In a statement yesterday, Air New Zealand cargo spokesman Paul Brown said it had been unable to find ‘‘a commercially viable solution for air-freighting goods direct to, or from, Australia through Dunedin in the foreseeable future''.
When approached to explain, Mr Brown referred the Otago Daily Times to another staff member who is on leave.
His statement, released jointly with the Dunedin City Council, said a large number of options were explored.
‘‘Both Air New Zealand and the Dunedin City Council are disappointed that a commercially viable option could not be found.''
It is understood the Air New Zealand planes that will begin operating between Dunedin, Sydney, Brisbane and Melbourne from next month, in place of Freedom Air, will each be capable of carrying about two tonnes of freight.

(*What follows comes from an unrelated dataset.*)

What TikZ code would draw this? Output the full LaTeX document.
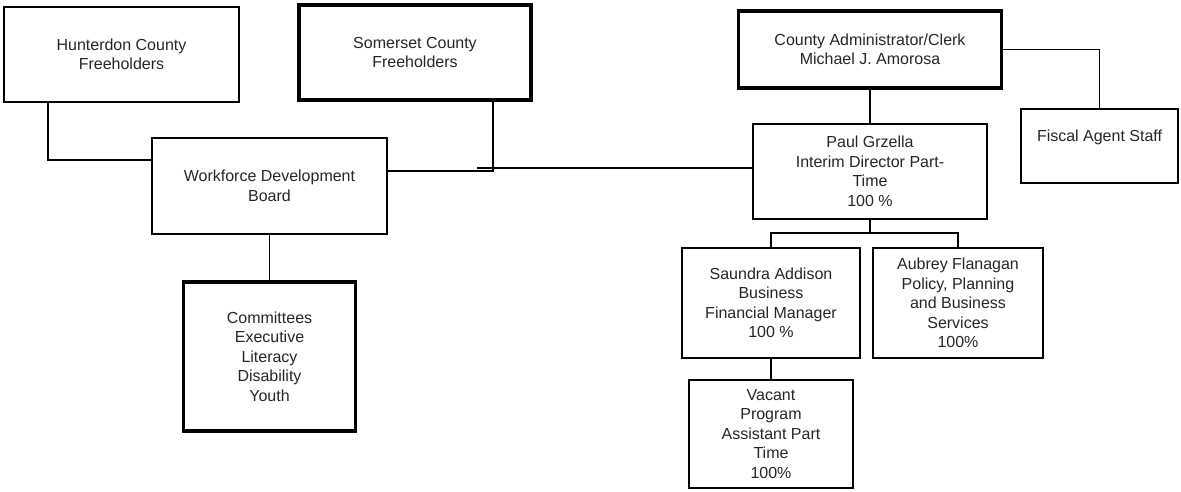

Otago producers of perishable goods such as flowers, fruit and vegetables have expressed interest in shipping directly out of Dunedin rather than through Christchurch.
Otago Chamber of Commerce chief executive John Christie said last night he continued to believe ‘‘there is a sufficient market from Otago and Southland to warrant some type of direct transtasman freight service''.
Mr Christie said the chamber would ‘‘keep encouraging'' Air New Zealand, but would also explore other options.
‘‘I believe there are other airlines that may look at servicing the Dunedin market and I wouldn't rule out, in the future, that there could be some interest transtasman on some sort of competition with Air New Zealand.''
The chairman of the council's airport gateway committee, Cr John Bezett, said last night Air New Zealand had not given the council any of the figures on which it had based its decision.
‘‘It's got to stack up as a business case for Air New Zealand, so if they are saying to us that it doesn't stack up at this stage, we have to accept that. I don't know how far short we are.''
In its statement, Air New Zealand said it ‘‘remains open'' to providing the service ‘‘should circumstances change and a viable commercial solution be found''.